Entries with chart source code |
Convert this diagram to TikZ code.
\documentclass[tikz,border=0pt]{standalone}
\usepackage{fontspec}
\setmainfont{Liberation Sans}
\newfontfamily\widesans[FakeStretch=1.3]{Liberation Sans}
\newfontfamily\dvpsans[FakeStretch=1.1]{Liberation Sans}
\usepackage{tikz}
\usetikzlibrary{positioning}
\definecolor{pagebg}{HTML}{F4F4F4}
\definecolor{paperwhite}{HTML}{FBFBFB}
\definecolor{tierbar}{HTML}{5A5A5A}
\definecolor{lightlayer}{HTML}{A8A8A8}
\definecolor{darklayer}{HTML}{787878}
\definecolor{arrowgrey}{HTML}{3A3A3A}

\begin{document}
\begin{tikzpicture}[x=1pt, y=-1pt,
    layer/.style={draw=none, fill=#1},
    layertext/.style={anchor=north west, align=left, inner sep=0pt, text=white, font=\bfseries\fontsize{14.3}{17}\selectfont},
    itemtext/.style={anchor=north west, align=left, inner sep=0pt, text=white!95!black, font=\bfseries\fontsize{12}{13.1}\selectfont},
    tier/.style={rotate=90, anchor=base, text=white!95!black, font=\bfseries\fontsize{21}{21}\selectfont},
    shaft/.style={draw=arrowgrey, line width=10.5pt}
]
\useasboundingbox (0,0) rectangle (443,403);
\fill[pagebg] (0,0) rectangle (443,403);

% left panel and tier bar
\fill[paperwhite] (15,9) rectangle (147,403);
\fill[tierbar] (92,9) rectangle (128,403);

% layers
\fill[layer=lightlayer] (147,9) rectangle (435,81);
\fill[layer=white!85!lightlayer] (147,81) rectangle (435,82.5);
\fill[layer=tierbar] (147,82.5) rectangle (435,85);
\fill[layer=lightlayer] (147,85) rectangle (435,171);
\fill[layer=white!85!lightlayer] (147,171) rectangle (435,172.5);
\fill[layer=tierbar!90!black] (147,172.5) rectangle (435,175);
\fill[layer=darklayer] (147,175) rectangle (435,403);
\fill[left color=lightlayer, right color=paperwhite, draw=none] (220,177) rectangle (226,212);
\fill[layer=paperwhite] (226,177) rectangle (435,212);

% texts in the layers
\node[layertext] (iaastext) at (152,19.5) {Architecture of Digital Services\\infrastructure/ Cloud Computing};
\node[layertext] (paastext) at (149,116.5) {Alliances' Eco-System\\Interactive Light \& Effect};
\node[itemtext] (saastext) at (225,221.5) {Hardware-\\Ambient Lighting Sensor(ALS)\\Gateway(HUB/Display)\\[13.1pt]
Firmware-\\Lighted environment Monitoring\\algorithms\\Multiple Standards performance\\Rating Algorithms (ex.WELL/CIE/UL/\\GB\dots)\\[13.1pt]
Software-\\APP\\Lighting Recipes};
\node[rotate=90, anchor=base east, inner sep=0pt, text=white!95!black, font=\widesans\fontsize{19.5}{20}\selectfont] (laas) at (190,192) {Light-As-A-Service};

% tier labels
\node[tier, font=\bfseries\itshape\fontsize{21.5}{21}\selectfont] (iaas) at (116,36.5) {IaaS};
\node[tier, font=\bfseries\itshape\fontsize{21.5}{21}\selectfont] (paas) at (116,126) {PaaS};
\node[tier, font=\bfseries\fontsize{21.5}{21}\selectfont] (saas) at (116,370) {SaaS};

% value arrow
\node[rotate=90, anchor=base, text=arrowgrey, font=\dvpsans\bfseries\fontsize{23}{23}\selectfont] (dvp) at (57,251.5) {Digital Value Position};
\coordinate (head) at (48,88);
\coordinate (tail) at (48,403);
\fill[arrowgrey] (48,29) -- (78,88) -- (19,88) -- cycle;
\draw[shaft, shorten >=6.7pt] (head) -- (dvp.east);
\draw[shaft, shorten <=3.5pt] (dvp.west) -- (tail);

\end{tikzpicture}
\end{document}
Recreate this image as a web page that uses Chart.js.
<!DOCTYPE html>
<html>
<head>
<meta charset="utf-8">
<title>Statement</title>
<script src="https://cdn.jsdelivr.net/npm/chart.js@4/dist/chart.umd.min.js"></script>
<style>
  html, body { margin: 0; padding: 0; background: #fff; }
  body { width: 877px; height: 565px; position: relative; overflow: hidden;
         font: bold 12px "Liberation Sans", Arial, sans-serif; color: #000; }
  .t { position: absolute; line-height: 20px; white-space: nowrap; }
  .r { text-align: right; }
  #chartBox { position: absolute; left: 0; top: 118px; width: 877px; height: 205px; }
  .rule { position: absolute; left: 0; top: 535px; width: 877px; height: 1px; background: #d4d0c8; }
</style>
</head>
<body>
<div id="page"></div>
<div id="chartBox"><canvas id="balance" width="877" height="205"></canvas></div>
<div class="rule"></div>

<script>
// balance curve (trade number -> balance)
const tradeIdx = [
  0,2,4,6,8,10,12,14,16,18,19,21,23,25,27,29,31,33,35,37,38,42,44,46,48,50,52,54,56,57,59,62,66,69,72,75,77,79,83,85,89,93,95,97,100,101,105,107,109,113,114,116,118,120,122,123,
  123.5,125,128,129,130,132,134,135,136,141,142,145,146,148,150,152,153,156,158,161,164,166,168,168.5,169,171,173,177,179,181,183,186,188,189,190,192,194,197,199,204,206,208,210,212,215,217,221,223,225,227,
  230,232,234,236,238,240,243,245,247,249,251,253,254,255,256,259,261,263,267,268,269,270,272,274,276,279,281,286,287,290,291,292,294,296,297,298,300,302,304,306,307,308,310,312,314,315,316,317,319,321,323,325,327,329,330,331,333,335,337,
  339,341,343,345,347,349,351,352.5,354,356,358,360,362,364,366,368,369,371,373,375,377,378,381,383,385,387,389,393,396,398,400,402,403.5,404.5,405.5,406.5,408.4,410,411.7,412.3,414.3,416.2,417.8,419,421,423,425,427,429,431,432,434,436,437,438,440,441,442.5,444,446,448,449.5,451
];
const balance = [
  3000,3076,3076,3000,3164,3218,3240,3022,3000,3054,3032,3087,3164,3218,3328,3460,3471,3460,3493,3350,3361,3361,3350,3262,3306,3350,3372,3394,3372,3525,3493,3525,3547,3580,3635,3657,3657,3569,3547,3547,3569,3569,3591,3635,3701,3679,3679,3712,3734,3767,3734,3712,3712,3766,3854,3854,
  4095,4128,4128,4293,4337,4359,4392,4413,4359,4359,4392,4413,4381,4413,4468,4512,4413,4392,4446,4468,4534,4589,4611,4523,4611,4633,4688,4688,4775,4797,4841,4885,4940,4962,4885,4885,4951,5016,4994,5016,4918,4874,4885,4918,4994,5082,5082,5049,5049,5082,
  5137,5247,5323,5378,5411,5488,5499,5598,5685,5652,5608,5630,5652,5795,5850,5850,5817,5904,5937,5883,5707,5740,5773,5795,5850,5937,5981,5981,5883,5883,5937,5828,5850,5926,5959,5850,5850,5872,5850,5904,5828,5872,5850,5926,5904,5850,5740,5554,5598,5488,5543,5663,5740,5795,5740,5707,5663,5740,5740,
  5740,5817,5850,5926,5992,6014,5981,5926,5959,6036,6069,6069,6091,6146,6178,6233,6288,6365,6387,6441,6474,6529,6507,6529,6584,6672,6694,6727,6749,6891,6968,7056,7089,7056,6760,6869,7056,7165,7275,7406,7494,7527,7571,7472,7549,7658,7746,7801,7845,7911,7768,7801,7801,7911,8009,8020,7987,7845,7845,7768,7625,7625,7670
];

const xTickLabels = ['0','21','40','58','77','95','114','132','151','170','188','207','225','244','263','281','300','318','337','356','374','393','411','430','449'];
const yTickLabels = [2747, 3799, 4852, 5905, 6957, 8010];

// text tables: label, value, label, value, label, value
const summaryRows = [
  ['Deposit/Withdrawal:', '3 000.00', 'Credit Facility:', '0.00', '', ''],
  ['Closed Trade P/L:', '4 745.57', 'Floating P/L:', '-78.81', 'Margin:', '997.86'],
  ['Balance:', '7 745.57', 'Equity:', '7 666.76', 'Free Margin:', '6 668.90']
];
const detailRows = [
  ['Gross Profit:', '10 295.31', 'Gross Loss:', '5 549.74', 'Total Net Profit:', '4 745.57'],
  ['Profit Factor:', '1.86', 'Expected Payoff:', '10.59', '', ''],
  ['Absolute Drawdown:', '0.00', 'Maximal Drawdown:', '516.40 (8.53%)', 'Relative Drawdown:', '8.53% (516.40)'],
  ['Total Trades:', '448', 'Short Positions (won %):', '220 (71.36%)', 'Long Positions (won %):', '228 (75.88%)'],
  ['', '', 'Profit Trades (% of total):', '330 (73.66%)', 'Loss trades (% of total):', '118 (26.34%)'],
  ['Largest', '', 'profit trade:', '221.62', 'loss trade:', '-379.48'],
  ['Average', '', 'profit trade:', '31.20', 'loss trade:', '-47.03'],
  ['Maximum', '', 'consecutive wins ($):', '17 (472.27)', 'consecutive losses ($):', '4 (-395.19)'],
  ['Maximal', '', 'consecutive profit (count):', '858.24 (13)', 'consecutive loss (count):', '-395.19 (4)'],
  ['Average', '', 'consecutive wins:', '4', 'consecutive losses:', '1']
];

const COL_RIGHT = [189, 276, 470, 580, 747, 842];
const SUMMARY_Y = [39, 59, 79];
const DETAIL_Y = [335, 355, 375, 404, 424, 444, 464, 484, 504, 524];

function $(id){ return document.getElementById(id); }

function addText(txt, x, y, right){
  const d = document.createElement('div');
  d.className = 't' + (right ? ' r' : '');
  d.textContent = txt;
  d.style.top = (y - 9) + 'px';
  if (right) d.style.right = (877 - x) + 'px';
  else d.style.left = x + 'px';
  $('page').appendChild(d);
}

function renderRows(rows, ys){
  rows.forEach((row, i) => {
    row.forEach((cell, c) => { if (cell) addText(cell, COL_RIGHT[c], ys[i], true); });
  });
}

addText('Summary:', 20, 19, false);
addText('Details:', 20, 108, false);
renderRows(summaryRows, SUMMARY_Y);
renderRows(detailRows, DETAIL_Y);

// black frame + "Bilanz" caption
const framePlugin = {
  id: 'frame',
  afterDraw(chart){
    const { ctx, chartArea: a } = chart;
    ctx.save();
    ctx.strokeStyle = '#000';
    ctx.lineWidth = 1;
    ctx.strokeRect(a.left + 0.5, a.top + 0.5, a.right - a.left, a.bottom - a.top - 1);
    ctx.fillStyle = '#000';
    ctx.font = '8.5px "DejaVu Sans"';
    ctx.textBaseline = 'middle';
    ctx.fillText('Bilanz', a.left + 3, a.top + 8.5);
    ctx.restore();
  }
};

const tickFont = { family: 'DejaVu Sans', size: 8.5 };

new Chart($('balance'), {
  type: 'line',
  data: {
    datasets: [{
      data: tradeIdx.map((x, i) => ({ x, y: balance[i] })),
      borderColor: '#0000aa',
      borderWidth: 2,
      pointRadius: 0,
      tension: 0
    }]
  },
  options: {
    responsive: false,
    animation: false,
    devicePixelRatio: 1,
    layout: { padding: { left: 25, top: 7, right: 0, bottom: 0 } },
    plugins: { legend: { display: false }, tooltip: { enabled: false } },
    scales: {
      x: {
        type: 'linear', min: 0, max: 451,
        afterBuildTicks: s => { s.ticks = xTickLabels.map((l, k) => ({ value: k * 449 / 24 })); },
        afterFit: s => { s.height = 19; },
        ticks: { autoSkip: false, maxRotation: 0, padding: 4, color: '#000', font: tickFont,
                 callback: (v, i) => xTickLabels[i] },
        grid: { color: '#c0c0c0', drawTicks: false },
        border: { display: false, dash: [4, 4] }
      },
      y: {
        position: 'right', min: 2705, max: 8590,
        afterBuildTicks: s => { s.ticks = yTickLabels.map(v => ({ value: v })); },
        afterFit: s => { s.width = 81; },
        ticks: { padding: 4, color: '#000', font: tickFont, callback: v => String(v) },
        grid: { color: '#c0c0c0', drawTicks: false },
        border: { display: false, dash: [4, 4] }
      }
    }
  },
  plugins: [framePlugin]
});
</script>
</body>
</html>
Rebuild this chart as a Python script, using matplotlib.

GOAL OF THE EXERCISE | Give back exactly the material above from its opening line to the line bearing "(92,9) rectangle (128,403);".

TASK RESPONSE |
Convert this diagram to TikZ code.
\documentclass[tikz,border=0pt]{standalone}
\usepackage{fontspec}
\setmainfont{Liberation Sans}
\newfontfamily\widesans[FakeStretch=1.3]{Liberation Sans}
\newfontfamily\dvpsans[FakeStretch=1.1]{Liberation Sans}
\usepackage{tikz}
\usetikzlibrary{positioning}
\definecolor{pagebg}{HTML}{F4F4F4}
\definecolor{paperwhite}{HTML}{FBFBFB}
\definecolor{tierbar}{HTML}{5A5A5A}
\definecolor{lightlayer}{HTML}{A8A8A8}
\definecolor{darklayer}{HTML}{787878}
\definecolor{arrowgrey}{HTML}{3A3A3A}

\begin{document}
\begin{tikzpicture}[x=1pt, y=-1pt,
    layer/.style={draw=none, fill=#1},
    layertext/.style={anchor=north west, align=left, inner sep=0pt, text=white, font=\bfseries\fontsize{14.3}{17}\selectfont},
    itemtext/.style={anchor=north west, align=left, inner sep=0pt, text=white!95!black, font=\bfseries\fontsize{12}{13.1}\selectfont},
    tier/.style={rotate=90, anchor=base, text=white!95!black, font=\bfseries\fontsize{21}{21}\selectfont},
    shaft/.style={draw=arrowgrey, line width=10.5pt}
]
\useasboundingbox (0,0) rectangle (443,403);
\fill[pagebg] (0,0) rectangle (443,403);

% left panel and tier bar
\fill[paperwhite] (15,9) rectangle (147,403);
\fill[tierbar] (92,9) rectangle (128,403);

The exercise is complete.